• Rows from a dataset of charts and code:
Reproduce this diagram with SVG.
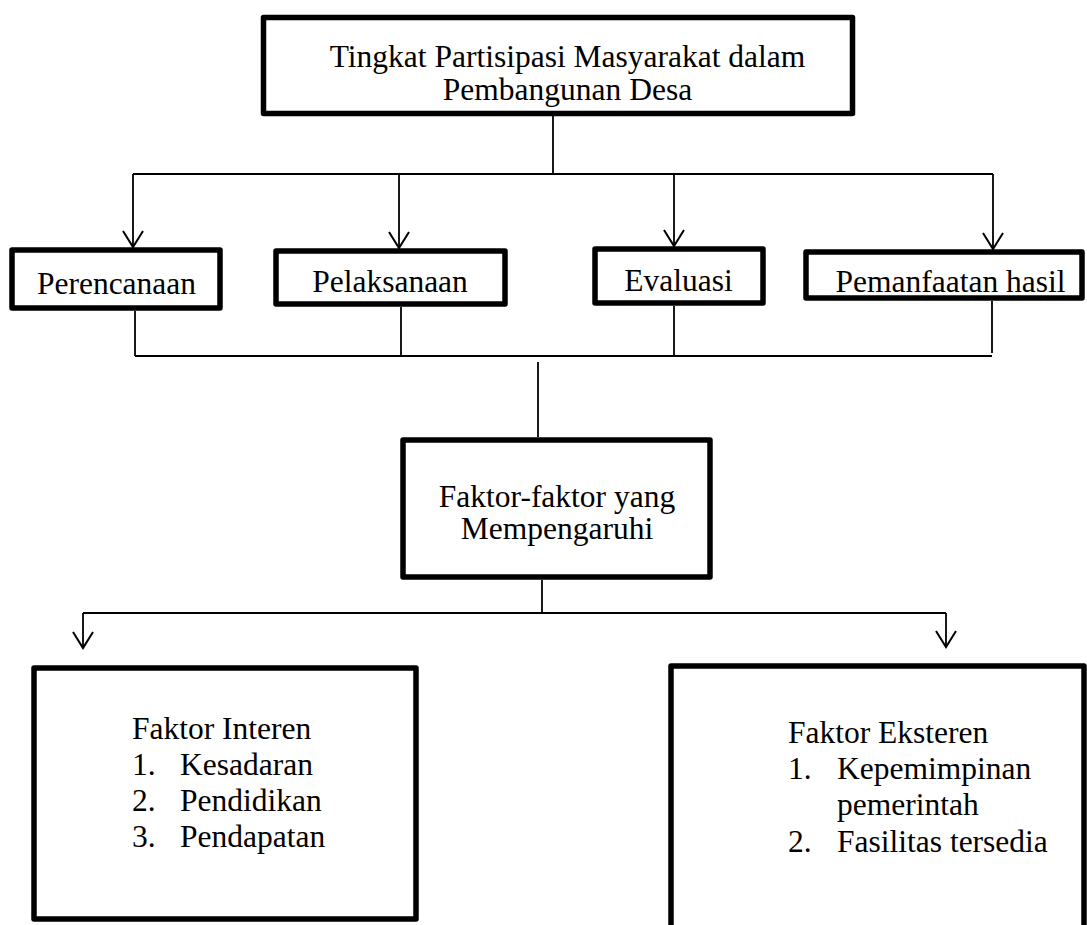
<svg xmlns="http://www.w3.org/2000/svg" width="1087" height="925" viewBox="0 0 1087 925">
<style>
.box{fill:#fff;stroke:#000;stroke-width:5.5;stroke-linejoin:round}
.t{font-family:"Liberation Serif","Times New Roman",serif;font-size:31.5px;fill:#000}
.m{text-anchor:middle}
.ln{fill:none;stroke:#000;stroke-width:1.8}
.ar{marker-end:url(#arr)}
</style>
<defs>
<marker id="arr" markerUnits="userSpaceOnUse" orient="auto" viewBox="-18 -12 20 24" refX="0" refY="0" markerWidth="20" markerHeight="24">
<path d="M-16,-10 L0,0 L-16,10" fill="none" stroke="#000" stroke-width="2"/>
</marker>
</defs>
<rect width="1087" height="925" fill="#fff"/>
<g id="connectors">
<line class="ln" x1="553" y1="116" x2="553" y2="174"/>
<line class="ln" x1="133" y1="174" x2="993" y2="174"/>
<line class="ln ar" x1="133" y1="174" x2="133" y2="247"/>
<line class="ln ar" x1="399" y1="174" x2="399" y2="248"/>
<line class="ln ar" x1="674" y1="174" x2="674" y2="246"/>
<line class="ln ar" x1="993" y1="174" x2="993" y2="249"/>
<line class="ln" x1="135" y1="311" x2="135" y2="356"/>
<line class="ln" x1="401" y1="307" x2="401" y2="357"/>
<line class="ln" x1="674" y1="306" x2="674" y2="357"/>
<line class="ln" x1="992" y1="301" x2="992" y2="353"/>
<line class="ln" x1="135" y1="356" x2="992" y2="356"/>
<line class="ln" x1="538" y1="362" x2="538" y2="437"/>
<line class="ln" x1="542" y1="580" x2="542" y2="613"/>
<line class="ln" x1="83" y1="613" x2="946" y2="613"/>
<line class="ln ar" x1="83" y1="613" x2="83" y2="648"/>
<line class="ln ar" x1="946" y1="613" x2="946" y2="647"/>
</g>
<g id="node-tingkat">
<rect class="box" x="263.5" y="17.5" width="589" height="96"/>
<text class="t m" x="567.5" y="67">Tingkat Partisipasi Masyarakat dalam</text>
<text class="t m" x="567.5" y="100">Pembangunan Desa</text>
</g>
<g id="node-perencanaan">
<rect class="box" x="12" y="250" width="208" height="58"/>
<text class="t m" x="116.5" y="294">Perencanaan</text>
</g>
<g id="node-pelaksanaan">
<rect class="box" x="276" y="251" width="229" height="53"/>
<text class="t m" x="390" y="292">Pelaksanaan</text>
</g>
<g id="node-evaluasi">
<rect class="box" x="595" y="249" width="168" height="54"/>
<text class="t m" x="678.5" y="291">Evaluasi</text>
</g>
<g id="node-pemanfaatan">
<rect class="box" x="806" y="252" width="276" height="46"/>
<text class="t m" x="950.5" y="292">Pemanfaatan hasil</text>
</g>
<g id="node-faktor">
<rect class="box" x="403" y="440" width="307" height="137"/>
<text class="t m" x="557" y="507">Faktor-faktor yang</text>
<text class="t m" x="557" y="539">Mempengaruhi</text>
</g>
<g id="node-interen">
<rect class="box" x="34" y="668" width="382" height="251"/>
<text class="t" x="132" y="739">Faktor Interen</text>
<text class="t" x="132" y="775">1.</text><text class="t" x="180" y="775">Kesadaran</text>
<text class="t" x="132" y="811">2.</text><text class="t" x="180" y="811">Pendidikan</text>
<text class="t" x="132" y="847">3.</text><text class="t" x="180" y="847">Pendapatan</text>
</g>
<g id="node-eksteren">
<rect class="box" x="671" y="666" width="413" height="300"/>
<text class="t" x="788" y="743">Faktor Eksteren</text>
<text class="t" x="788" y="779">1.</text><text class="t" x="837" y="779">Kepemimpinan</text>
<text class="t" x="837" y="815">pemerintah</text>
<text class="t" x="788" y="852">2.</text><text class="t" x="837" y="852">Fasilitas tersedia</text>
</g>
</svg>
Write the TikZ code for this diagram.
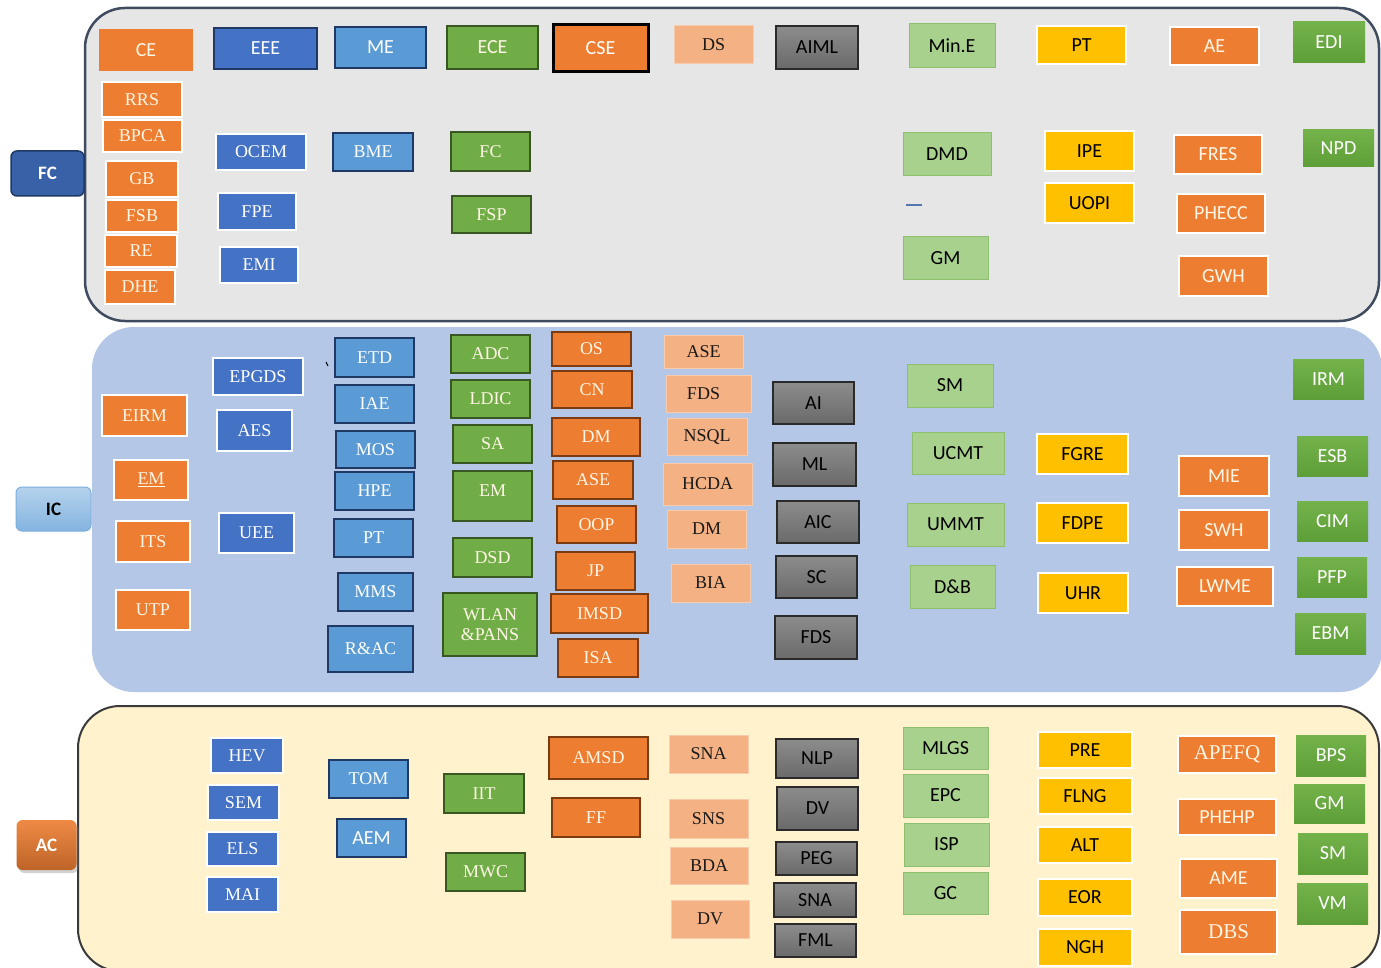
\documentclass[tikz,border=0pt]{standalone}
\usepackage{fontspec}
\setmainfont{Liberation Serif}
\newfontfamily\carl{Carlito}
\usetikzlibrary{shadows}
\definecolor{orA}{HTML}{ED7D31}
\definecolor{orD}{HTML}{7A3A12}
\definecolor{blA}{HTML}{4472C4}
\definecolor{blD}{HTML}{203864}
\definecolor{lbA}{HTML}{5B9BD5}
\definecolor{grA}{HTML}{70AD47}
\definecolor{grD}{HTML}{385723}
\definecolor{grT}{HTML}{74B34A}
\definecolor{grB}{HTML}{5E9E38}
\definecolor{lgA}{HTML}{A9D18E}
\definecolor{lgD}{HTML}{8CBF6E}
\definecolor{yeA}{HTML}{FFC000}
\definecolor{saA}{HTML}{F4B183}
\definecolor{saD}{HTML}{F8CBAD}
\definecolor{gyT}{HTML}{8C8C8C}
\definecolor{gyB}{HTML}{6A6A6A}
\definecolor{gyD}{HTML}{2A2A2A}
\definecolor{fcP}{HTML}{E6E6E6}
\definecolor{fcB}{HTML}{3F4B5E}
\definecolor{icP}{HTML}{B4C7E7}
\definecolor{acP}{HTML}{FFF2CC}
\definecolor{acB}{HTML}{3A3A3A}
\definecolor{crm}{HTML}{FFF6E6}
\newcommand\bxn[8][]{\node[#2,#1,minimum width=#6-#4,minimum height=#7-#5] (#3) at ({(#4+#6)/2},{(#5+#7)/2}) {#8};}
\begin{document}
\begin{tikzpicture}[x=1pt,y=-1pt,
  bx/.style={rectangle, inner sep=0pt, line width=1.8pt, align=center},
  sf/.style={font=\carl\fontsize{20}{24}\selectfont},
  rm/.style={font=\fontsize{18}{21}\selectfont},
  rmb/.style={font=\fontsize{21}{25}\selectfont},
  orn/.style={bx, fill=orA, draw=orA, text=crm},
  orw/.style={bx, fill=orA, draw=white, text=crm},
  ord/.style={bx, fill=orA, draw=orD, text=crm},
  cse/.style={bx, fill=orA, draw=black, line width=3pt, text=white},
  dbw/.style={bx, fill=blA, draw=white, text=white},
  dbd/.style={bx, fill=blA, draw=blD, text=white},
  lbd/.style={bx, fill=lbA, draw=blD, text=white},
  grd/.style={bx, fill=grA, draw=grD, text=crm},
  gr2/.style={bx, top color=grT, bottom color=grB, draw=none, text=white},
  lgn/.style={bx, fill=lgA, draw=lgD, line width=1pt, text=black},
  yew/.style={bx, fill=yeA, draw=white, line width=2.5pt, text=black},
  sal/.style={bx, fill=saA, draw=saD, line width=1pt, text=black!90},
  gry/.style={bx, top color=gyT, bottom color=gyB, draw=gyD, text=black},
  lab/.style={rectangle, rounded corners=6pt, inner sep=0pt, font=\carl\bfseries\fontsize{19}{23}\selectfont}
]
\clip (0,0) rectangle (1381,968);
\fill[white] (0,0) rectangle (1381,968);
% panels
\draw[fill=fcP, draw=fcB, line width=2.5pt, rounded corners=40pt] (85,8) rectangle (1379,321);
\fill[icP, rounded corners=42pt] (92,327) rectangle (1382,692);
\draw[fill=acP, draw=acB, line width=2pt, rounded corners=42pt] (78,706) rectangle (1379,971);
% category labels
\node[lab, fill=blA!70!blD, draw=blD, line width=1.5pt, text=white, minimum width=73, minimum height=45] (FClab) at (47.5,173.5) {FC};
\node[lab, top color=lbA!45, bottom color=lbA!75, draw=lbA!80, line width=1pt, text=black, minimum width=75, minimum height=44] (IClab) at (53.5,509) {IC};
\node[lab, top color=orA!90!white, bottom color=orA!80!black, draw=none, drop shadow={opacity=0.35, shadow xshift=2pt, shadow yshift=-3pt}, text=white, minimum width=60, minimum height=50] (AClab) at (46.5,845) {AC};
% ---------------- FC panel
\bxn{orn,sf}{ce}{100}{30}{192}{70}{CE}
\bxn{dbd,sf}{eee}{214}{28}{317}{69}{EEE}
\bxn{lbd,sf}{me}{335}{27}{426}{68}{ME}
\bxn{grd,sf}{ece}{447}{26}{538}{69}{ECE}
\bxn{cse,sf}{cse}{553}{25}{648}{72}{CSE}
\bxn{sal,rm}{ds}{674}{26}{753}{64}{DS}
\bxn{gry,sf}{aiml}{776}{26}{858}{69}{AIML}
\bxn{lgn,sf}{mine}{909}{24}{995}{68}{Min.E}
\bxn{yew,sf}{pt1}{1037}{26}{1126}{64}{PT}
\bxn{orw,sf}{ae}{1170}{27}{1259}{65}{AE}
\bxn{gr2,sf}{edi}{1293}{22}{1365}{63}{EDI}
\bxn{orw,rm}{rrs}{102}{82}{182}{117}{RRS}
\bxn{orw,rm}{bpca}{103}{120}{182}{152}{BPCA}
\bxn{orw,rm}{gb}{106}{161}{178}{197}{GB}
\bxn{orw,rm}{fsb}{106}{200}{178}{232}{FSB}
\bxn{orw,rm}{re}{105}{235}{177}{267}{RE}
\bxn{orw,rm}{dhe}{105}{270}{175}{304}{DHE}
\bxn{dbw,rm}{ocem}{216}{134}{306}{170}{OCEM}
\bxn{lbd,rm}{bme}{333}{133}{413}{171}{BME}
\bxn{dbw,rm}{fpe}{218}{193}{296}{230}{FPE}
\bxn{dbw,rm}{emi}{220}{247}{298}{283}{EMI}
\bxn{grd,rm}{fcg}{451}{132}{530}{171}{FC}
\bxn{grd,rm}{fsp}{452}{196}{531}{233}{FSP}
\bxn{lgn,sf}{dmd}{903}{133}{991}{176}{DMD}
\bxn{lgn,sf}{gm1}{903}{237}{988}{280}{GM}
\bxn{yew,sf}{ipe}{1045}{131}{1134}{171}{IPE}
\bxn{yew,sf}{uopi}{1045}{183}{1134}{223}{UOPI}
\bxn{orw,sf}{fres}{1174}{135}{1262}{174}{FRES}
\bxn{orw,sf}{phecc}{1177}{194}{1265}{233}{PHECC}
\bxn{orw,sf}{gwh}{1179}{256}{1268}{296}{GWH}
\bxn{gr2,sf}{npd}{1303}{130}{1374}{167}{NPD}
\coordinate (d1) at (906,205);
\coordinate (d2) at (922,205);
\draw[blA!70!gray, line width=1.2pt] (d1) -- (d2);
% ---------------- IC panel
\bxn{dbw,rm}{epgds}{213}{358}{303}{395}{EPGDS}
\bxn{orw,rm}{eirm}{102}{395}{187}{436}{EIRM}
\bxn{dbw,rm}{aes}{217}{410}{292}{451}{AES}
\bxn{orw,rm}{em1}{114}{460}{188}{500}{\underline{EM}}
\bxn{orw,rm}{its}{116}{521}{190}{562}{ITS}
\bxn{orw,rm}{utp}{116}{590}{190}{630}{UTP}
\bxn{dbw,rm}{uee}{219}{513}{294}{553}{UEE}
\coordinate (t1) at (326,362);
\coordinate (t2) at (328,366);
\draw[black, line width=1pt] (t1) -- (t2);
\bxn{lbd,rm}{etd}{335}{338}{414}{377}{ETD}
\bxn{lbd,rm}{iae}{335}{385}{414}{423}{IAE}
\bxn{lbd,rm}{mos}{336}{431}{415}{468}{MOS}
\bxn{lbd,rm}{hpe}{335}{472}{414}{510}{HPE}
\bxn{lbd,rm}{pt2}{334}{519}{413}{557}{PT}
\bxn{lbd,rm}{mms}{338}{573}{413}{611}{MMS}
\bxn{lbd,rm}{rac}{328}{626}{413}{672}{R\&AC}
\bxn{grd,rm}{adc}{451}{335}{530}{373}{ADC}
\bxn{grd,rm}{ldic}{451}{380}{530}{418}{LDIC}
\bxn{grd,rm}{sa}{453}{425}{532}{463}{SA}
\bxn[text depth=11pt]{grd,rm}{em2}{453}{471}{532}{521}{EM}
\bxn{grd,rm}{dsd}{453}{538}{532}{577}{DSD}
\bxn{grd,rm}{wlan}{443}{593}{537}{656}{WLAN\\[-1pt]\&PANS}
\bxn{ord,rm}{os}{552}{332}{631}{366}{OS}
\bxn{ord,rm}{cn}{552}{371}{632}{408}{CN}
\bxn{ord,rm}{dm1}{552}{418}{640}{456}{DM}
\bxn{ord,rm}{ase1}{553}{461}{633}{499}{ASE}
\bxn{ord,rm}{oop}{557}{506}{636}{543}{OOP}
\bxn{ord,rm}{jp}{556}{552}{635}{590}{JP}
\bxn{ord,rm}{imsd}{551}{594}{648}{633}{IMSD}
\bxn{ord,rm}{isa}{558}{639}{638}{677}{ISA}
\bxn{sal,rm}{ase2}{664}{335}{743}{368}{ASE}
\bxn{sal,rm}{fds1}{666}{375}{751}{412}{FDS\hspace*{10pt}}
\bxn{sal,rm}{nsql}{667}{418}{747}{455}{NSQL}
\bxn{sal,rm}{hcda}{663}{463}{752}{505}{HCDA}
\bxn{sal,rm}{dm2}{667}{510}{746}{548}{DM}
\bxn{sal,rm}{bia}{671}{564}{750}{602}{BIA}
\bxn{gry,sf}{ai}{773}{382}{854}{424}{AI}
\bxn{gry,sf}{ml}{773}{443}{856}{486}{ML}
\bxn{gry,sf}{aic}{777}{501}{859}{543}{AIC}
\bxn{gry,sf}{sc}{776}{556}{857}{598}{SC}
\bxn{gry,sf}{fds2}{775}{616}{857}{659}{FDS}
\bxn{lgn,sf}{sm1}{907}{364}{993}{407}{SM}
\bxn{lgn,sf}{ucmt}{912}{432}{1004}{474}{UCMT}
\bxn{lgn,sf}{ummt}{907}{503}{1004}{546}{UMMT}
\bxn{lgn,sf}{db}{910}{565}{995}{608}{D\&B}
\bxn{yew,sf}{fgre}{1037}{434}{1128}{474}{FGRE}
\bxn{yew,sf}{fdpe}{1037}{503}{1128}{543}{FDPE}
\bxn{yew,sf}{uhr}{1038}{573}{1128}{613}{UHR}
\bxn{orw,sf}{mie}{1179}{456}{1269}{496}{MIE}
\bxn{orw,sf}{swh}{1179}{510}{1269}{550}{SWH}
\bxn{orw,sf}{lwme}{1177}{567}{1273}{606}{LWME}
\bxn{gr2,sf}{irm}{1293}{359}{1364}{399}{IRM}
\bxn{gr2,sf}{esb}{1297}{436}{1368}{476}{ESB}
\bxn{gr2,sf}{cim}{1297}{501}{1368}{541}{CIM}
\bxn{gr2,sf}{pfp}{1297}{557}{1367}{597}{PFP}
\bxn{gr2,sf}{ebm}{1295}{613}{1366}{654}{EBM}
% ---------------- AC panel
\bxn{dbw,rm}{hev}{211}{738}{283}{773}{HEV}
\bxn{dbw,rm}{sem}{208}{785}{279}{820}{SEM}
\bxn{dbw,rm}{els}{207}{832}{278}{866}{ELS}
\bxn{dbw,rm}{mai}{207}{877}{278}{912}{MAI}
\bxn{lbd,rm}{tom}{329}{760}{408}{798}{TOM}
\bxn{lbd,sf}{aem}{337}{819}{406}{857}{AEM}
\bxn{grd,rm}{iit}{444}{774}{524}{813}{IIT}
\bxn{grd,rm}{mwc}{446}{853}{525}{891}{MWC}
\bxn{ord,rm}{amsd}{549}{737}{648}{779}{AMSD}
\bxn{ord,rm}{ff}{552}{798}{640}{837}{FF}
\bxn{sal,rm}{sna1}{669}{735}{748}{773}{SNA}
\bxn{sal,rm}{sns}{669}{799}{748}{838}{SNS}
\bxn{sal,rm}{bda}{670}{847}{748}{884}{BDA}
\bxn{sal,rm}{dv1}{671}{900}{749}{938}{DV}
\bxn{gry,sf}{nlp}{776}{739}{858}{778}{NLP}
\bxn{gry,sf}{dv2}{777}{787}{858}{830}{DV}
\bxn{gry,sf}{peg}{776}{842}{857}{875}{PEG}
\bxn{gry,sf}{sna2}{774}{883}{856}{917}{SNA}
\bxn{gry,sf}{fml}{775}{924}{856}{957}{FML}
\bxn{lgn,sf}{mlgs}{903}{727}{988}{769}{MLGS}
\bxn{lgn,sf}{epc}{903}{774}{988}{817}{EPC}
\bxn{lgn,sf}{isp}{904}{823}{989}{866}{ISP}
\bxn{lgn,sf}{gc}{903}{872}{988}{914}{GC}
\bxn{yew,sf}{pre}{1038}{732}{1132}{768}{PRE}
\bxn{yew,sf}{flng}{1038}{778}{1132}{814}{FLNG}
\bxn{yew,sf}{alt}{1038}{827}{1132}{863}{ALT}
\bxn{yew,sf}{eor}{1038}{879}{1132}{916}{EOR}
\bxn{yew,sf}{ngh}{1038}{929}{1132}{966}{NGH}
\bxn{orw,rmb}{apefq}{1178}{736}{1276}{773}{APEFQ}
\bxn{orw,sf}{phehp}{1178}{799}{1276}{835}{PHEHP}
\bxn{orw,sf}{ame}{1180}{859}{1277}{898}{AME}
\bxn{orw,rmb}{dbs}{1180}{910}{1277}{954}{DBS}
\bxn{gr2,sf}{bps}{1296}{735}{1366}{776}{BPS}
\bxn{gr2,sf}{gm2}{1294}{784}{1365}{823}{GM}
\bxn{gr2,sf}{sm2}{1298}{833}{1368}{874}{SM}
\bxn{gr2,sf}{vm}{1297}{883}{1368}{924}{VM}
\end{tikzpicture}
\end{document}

• The task: Copy out each line of the data containing the string "this".

• Completed exercise:
Reproduce this diagram with SVG.
Write the TikZ code for this diagram.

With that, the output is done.